Australian officials had a consular visit via video link with Cheng Lei at a detention facility last Thursday, Foreign Minister Marise Payne said in a statement. They will continue to provide assistance and support to her and her family, Payne said.
Australia had been informed by Chinese authorities on Aug. 14 of her detention, but made its first public statement on Monday.
Australian authorities have said they do not know why she was detained.
“Further comment will not be provided owing to the government’s privacy obligations,” Payne said.
Cheng had not been charged, but was being held under what is called “residential surveillance at a designated location," Australian media reported Tuesday.
It is a form of detention in which investigators can imprison and question a suspect for up to six months without a formal arrest.
Cheng’s two young children are with family members in the Australian city of Melbourne.
“As a family, we are aware of the current situation with regard to Cheng Lei’s status as advised by the (Australian) Department of Foreign Affairs and Trade," the family said in a statement, adding that it looked forward to a “satisfactory and timely conclusion to the matter.”
“In China, due process will be observed," the family said.
Trade Minister Simon Birmingham said on Tuesday the government did not know why Cheng had been detained.
“We are obviously engaging where we can with Ms. Cheng Lei,” Birmingham told Nine Network television.
“We will continue ... to work as best we can in providing her and her family with assistance through what is no doubt a stressful and difficult time for them,” he added.
Australia in July warned its citizens of a risk of arbitrary detention in China, as relations between the free trade partners have soured in recent years. China dismissed the warning as disinformation.
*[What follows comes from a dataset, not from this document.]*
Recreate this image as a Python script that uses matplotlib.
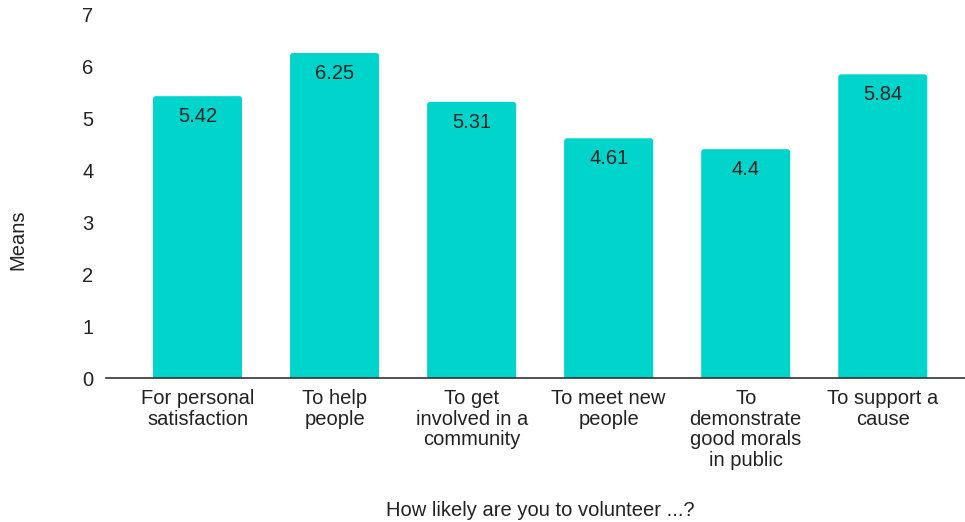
import matplotlib
matplotlib.use("Agg")
import matplotlib.pyplot as plt
from matplotlib.patches import FancyBboxPatch

categories = [
    "For personal\nsatisfaction",
    "To help\npeople",
    "To get\ninvolved in a\ncommunity",
    "To meet new\npeople",
    "To\ndemonstrate\ngood morals\nin public",
    "To support a\ncause",
]
means = [5.42, 6.25, 5.31, 4.61, 4.4, 5.84]
value_labels = ["5.42", "6.25", "5.31", "4.61", "4.4", "5.84"]
y_ticks = [0, 1, 2, 3, 4, 5, 6, 7]

plt.rcParams["font.family"] = ["Liberation Sans", "DejaVu Sans"]
FS = 14.5
TXT = "#222222"
BAR = "#00d4cb"

fig = plt.figure(figsize=(9.65, 5.22), dpi=100)
ax = fig.add_axes([106 / 965, 1 - 378 / 522, (965 - 106) / 965, (378 - 14) / 522])

x = list(range(len(categories)))
bars = ax.bar(x, means, width=0.65, color=BAR, zorder=2)

ax.set_xlim(-0.668, 5.60)
ax.set_ylim(0, 7)

# swap the plain rectangles for ones with slightly rounded top corners
x_per_px = (5.60 + 0.668) / 859
y_per_px = 7 / 364
for rect in bars:
    rect.set_visible(False)
    patch = FancyBboxPatch(
        (rect.get_x(), -0.3), rect.get_width(), rect.get_height() + 0.3,
        boxstyle=f"round,pad=0,rounding_size={3 * x_per_px}",
        mutation_aspect=y_per_px / x_per_px,
        facecolor=BAR, edgecolor="none", zorder=2, clip_on=True,
    )
    ax.add_patch(patch)

for rect, lab in zip(bars, value_labels):
    ax.annotate(lab, (rect.get_x() + rect.get_width() / 2, rect.get_height()),
                xytext=(0, -8), textcoords="offset points",
                ha="center", va="top", fontsize=FS, color=TXT, zorder=3)

ax.set_yticks(y_ticks)
ax.set_xticks(x)
ax.set_xticklabels(categories, fontsize=FS, color=TXT, linespacing=1.1)
ax.tick_params(axis="y", length=0, labelsize=FS, labelcolor=TXT, pad=9)
ax.tick_params(axis="x", length=0, pad=8)

for side in ["top", "right", "left"]:
    ax.spines[side].set_visible(False)
ax.spines["bottom"].set_color("#333333")
ax.spines["bottom"].set_linewidth(1.2)
ax.spines["bottom"].set_zorder(4)

fig.text(540 / 965, 1 - 510 / 522, "How likely are you to volunteer ...?",
         ha="center", va="center", fontsize=FS, color=TXT)
fig.text(18 / 965, 1 - 240 / 522, "Means", rotation=90,
         ha="center", va="center", fontsize=FS, color=TXT)

fig.savefig("out.png", dpi=100)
Australia has criticized China for charging Chinese-Australian spy novelist Yang Hengjun with espionage in March. He has been detained since January last year.
Australian Karm Gilespie was sentenced to death in China in June, seven years after he was arrested and charged with attempting to board an international flight with more than 7.5 kilograms (16.5 pounds) of methamphetamine. Some observers suspect that such a severe sentence so long after the crime was related to the bilateral rift.
Cheng is an anchor for CGTN's BizAsia program. She was born in China and worked in finance in Australia before returning to China and starting a career in journalism with CCTV in Beijing in 2003.
She has reported on major Chinese events including Beijing’s 2008 Olympics and Shanghai’s 2010 World Expo.